>> START SOURCE MATERIAL

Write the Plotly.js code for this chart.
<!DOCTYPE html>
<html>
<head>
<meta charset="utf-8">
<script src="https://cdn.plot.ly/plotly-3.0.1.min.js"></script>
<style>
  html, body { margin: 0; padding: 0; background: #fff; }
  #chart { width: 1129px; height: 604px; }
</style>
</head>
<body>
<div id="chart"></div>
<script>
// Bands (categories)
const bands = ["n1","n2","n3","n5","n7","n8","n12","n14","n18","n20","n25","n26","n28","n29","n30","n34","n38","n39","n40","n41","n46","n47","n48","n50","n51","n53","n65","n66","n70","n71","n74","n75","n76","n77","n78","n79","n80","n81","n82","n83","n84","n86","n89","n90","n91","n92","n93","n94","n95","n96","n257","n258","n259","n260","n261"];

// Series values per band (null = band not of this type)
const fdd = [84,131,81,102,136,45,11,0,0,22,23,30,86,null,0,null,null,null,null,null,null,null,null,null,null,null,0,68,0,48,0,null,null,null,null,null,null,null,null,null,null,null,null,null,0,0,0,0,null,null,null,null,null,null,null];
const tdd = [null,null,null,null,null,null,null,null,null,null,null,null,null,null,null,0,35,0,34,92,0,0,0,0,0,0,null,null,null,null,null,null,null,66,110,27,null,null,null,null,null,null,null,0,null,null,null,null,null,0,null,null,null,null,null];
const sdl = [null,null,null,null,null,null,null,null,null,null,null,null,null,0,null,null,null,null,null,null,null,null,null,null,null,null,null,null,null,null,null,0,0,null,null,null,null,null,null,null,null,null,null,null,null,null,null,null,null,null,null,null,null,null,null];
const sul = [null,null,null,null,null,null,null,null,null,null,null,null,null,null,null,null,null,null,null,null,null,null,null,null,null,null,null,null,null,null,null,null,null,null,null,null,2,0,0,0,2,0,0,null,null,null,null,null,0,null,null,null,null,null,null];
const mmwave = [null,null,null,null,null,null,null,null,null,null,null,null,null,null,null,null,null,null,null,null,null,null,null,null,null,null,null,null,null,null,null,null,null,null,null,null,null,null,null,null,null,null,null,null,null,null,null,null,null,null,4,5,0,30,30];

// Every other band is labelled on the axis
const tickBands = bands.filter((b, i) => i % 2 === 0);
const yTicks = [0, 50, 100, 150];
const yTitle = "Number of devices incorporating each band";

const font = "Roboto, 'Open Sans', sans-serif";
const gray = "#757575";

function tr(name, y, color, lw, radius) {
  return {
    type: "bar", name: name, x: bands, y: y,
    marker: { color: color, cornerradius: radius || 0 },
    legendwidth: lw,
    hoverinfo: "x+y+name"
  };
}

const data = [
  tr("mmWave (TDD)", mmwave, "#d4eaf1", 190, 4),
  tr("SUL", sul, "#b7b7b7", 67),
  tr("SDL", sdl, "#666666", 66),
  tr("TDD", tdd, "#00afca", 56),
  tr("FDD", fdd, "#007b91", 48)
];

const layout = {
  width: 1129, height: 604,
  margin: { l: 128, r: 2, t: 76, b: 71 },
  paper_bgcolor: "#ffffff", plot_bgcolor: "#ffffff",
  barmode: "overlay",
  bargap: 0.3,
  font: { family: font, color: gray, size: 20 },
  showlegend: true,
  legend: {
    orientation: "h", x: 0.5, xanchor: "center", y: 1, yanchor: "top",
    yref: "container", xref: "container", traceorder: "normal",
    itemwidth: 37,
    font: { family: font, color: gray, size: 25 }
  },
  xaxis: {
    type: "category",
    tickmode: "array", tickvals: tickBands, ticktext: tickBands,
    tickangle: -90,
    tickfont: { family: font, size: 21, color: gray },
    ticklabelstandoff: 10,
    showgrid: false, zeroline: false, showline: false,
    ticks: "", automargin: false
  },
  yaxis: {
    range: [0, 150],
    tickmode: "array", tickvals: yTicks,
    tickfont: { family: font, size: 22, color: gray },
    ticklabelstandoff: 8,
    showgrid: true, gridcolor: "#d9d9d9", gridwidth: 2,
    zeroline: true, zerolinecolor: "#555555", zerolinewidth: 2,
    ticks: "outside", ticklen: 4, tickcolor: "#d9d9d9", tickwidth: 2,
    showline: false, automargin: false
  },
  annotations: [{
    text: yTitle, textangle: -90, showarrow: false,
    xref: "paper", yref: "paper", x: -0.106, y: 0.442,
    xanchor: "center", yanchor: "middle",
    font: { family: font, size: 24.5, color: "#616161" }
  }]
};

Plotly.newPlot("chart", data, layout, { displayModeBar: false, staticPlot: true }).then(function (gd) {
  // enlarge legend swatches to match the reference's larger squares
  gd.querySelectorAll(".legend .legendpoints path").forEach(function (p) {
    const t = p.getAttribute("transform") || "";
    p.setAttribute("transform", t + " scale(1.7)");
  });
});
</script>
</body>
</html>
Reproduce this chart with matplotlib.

>> END SOURCE MATERIAL

OBJECTIVE: Extract the complete listing verbatim.

WRITTEN ANSWER:
Write the Plotly.js code for this chart.
<!DOCTYPE html>
<html>
<head>
<meta charset="utf-8">
<script src="https://cdn.plot.ly/plotly-3.0.1.min.js"></script>
<style>
  html, body { margin: 0; padding: 0; background: #fff; }
  #chart { width: 1129px; height: 604px; }
</style>
</head>
<body>
<div id="chart"></div>
<script>
// Bands (categories)
const bands = ["n1","n2","n3","n5","n7","n8","n12","n14","n18","n20","n25","n26","n28","n29","n30","n34","n38","n39","n40","n41","n46","n47","n48","n50","n51","n53","n65","n66","n70","n71","n74","n75","n76","n77","n78","n79","n80","n81","n82","n83","n84","n86","n89","n90","n91","n92","n93","n94","n95","n96","n257","n258","n259","n260","n261"];

// Series values per band (null = band not of this type)
const fdd = [84,131,81,102,136,45,11,0,0,22,23,30,86,null,0,null,null,null,null,null,null,null,null,null,null,null,0,68,0,48,0,null,null,null,null,null,null,null,null,null,null,null,null,null,0,0,0,0,null,null,null,null,null,null,null];
const tdd = [null,null,null,null,null,null,null,null,null,null,null,null,null,null,null,0,35,0,34,92,0,0,0,0,0,0,null,null,null,null,null,null,null,66,110,27,null,null,null,null,null,null,null,0,null,null,null,null,null,0,null,null,null,null,null];
const sdl = [null,null,null,null,null,null,null,null,null,null,null,null,null,0,null,null,null,null,null,null,null,null,null,null,null,null,null,null,null,null,null,0,0,null,null,null,null,null,null,null,null,null,null,null,null,null,null,null,null,null,null,null,null,null,null];
const sul = [null,null,null,null,null,null,null,null,null,null,null,null,null,null,null,null,null,null,null,null,null,null,null,null,null,null,null,null,null,null,null,null,null,null,null,null,2,0,0,0,2,0,0,null,null,null,null,null,0,null,null,null,null,null,null];
const mmwave = [null,null,null,null,null,null,null,null,null,null,null,null,null,null,null,null,null,null,null,null,null,null,null,null,null,null,null,null,null,null,null,null,null,null,null,null,null,null,null,null,null,null,null,null,null,null,null,null,null,null,4,5,0,30,30];

// Every other band is labelled on the axis
const tickBands = bands.filter((b, i) => i % 2 === 0);
const yTicks = [0, 50, 100, 150];
const yTitle = "Number of devices incorporating each band";

const font = "Roboto, 'Open Sans', sans-serif";
const gray = "#757575";

function tr(name, y, color, lw, radius) {
  return {
    type: "bar", name: name, x: bands, y: y,
    marker: { color: color, cornerradius: radius || 0 },
    legendwidth: lw,
    hoverinfo: "x+y+name"
  };
}

const data = [
  tr("mmWave (TDD)", mmwave, "#d4eaf1", 190, 4),
  tr("SUL", sul, "#b7b7b7", 67),
  tr("SDL", sdl, "#666666", 66),
  tr("TDD", tdd, "#00afca", 56),
  tr("FDD", fdd, "#007b91", 48)
];

const layout = {
  width: 1129, height: 604,
  margin: { l: 128, r: 2, t: 76, b: 71 },
  paper_bgcolor: "#ffffff", plot_bgcolor: "#ffffff",
  barmode: "overlay",
  bargap: 0.3,
  font: { family: font, color: gray, size: 20 },
  showlegend: true,
  legend: {
    orientation: "h", x: 0.5, xanchor: "center", y: 1, yanchor: "top",
    yref: "container", xref: "container", traceorder: "normal",
    itemwidth: 37,
    font: { family: font, color: gray, size: 25 }
  },
  xaxis: {
    type: "category",
    tickmode: "array", tickvals: tickBands, ticktext: tickBands,
    tickangle: -90,
    tickfont: { family: font, size: 21, color: gray },
    ticklabelstandoff: 10,
    showgrid: false, zeroline: false, showline: false,
    ticks: "", automargin: false
  },
  yaxis: {
    range: [0, 150],
    tickmode: "array", tickvals: yTicks,
    tickfont: { family: font, size: 22, color: gray },
    ticklabelstandoff: 8,
    showgrid: true, gridcolor: "#d9d9d9", gridwidth: 2,
    zeroline: true, zerolinecolor: "#555555", zerolinewidth: 2,
    ticks: "outside", ticklen: 4, tickcolor: "#d9d9d9", tickwidth: 2,
    showline: false, automargin: false
  },
  annotations: [{
    text: yTitle, textangle: -90, showarrow: false,
    xref: "paper", yref: "paper", x: -0.106, y: 0.442,
    xanchor: "center", yanchor: "middle",
    font: { family: font, size: 24.5, color: "#616161" }
  }]
};

Plotly.newPlot("chart", data, layout, { displayModeBar: false, staticPlot: true }).then(function (gd) {
  // enlarge legend swatches to match the reference's larger squares
  gd.querySelectorAll(".legend .legendpoints path").forEach(function (p) {
    const t = p.getAttribute("transform") || "";
    p.setAttribute("transform", t + " scale(1.7)");
  });
});
</script>
</body>
</html>
Reproduce this chart with matplotlib.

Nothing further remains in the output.